Geçen günlerde yorumladığım Tünelden Önceki Beyaz Ev serisinin ikinci kitabıyla sizlerleyim.

Seri kitaplarını okumayı daha çok sevdiğimi keşfettim. Hem karakterlere, atmosfere ve olaylara olan bilgiçliğin verdiği tanımışlık hissi hem de ilk kitaptan aklında kalan soru işaretlerine bir cevap bulup üzerine daha da çok soru işareti edinme bilinmezliği.

 Serinin ilk kitabında da bahsettiğim gibi. Polisiye bir kitap olduğu için onlarca tahminler yürütüp merak duygunuz bir o kadar kabarıyor. Bu yüzdendir ki bu tarz hem merak ettiren hem de yalın olan kitapları okumak zihni gerçekten dinlendiren bir aktivite.

 Ben yine de ilk kitabı daha çok sevmiştim. Çünkü ilk eserdeki karakterler daha çok polislerden oluştuğu için daha da ciddiye almama neden olmuştu, ikinci kitabında ise olayı çözen karakterler 4 kişilik bir arkadaş grubuydu. Polislerden eksik kalan bir yanı yoktu ancak ister istemez çok gençlik olayına girilmiş gibi hissettim ben. Ancak kitabın sonlarına doğru bu arkadaş grubuyla ilk eserdeki karakterler kesişince her şey öyle bir tatlı geldi ki size anlatamam.

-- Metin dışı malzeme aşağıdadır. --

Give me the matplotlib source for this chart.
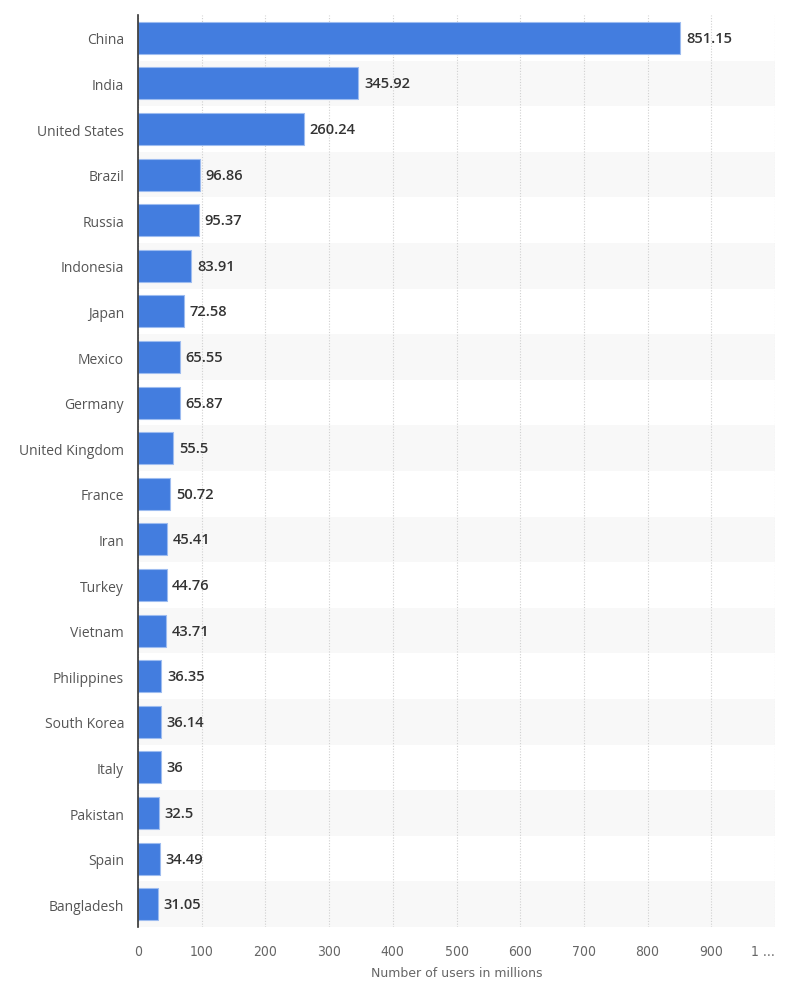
import matplotlib.pyplot as plt
from matplotlib.patches import Rectangle

countries = ["China", "India", "United States", "Brazil", "Russia", "Indonesia",
             "Japan", "Mexico", "Germany", "United Kingdom", "France", "Iran",
             "Turkey", "Vietnam", "Philippines", "South Korea", "Italy",
             "Pakistan", "Spain", "Bangladesh"]
users = [851.15, 345.92, 260.24, 96.86, 95.37, 83.91, 72.58, 65.55, 65.87, 55.5,
         50.72, 45.41, 44.76, 43.71, 36.35, 36.14, 36, 32.5, 34.49, 31.05]
labels = ["851.15", "345.92", "260.24", "96.86", "95.37", "83.91", "72.58",
          "65.55", "65.87", "55.5", "50.72", "45.41", "44.76", "43.71", "36.35",
          "36.14", "36", "32.5", "34.49", "31.05"]
ticks = [0, 100, 200, 300, 400, 500, 600, 700, 800, 900, 1000]
tick_labels = ["0", "100", "200", "300", "400", "500", "600", "700", "800", "900", "1 ..."]

fig = plt.figure(figsize=(8, 9.95), dpi=100)
ax = fig.add_axes([0.1725, 0.0673, 0.79625, 0.9166])

n = len(countries)
pos = list(range(n))

# alternating row bands
for i in pos:
    if i % 2 == 1:
        ax.add_patch(Rectangle((0, i - 0.5), 1000, 1, facecolor="#f8f8f8",
                               edgecolor="none", zorder=0))

ax.barh(pos, users, height=0.7, color="#437ddf", edgecolor="#9dbcf0",
        linewidth=0.8, zorder=3)

for i, (v, t) in enumerate(zip(users, labels)):
    ax.text(v + 9, i, t, va="center", ha="left", fontsize=10.5, color="#333333",
            fontweight="semibold", family="Open Sans", zorder=4)

ax.set_xlim(0, 1000)
ax.set_ylim(n - 0.5, -0.5)
ax.set_yticks(pos)
ax.set_yticklabels(countries, fontsize=10, color="#555555", family="Open Sans")
ax.set_xticks(ticks)
ax.set_xticklabels(tick_labels, fontsize=10, color="#666666", family="DejaVu Sans",
                   fontstretch="condensed")
ax.get_xticklabels()[-1].set_horizontalalignment("right")
ax.tick_params(axis="both", length=0)
ax.tick_params(axis="y", pad=10)
ax.tick_params(axis="x", pad=12)

ax.xaxis.grid(True, linestyle=(0, (1, 1.5)), color="#d0d0d0", linewidth=0.8, zorder=1)
ax.set_axisbelow(True)

for s in ["top", "right", "bottom"]:
    ax.spines[s].set_visible(False)
ax.spines["left"].set_color("#333333")
ax.spines["left"].set_linewidth(1.2)
ax.spines["left"].set_zorder(5)

ax.set_xlabel("Number of users in millions", fontsize=9, color="#666666", labelpad=6)

fig.savefig("out.png", dpi=100)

 Serinin ilk kitabında Beyaz Ev'in etrafında bulunan insan uzuvlarının gizemi çözülmeye çalışırken koskocaman bir organ kaçakçılığı örgütünün çökertilmesi ve gerçeklerin ortaya çıkarılmasını anlatıyordu. Kitaptaki paranormal olaylar ise yıllardır kayıp olan ve organları çalınmış olan insanların ruhlarının huzura kavuşmamasıydı.

 İkinci kitapta ise İstanbul'un çeşitli noktalarında çarmıha gerilmiş şekilde bulunan kadın cesetlerinin gizeminin çözülmesi ve bu cesetlerin üzerindeki takıların o 4 kişilik öğrenci grubundan birine ait olmasının alakası çözümleniyordu. Ve serinin isminden de tahmin edeceğiniz üzere olay dönüp dolaşıp ilk mevzuyla bir yerlerde kesişti ki bu kısım benim okumaktan en zevk aldığım nokta oldu. 

  Kafa dağıtmalık akıp giden bir eser ben kesinlikle ve kesinlikle öneririm.